The vice presidency was changing.
The Democratic Party replaced Wallace with Harry Truman in 1944, and Truman and Roosevelt never hit it off like Wallace and FDR did, but future vice presidents built on the Wallace model. Dwight Eisenhower’s second in command, Richard Nixon, had even more responsibilities than Wallace. Lyndon Johnson was John F. Kennedy’s liaison to the wings of the Democratic Party that Kennedy had trouble connecting with, and then Hubert Humphrey served in that same role for Johnson.
While Spiro Agnew, Gerald Ford and Nelson Rockefeller didn’t have memorable vice presidencies, Walter Mondale took the role to new heights, and got an office in the White House. George H.W. Bush, Dan Quayle, Al Gore, Dick Cheney and Joe Biden all served as top confidants and advisers to their presidents, and maintained high national profiles.

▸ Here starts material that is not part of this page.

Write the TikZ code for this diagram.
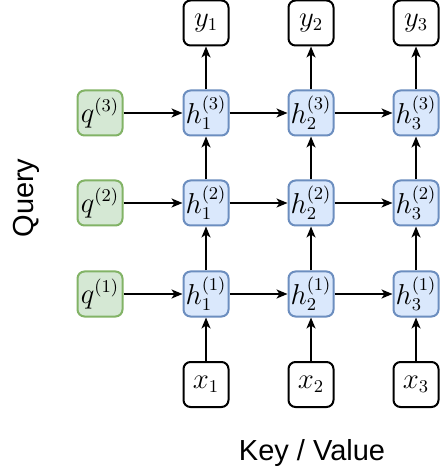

Then vice presidential momentum slowed with Pence, and came to a screeching halt with Harris.
It seems that both Trump and Biden chose their running mates based more on the electoral disadvantages the top men had than their need for a good second-in-command. Trump never had a particular use for Pence, but needed him on the ticket to appeal to the more traditional wing of the Republican Party. Biden was thinking the same way, but about the less traditional wing of the Democratic Party. Neither was much concerned about who could best serve as their No. 2, and Biden’s diversity-related blind spot made Harris the right choice — but he apparently has little need for whatever she can bring to the table as a leader.
All of this raises the question, after two lackluster V.P.s — unless something changes dramatically during the balance of the Biden administration — is the vice presidency returning to its historical role of being little more than a campaign pitch? Will we get an “assistant president” again any time soon?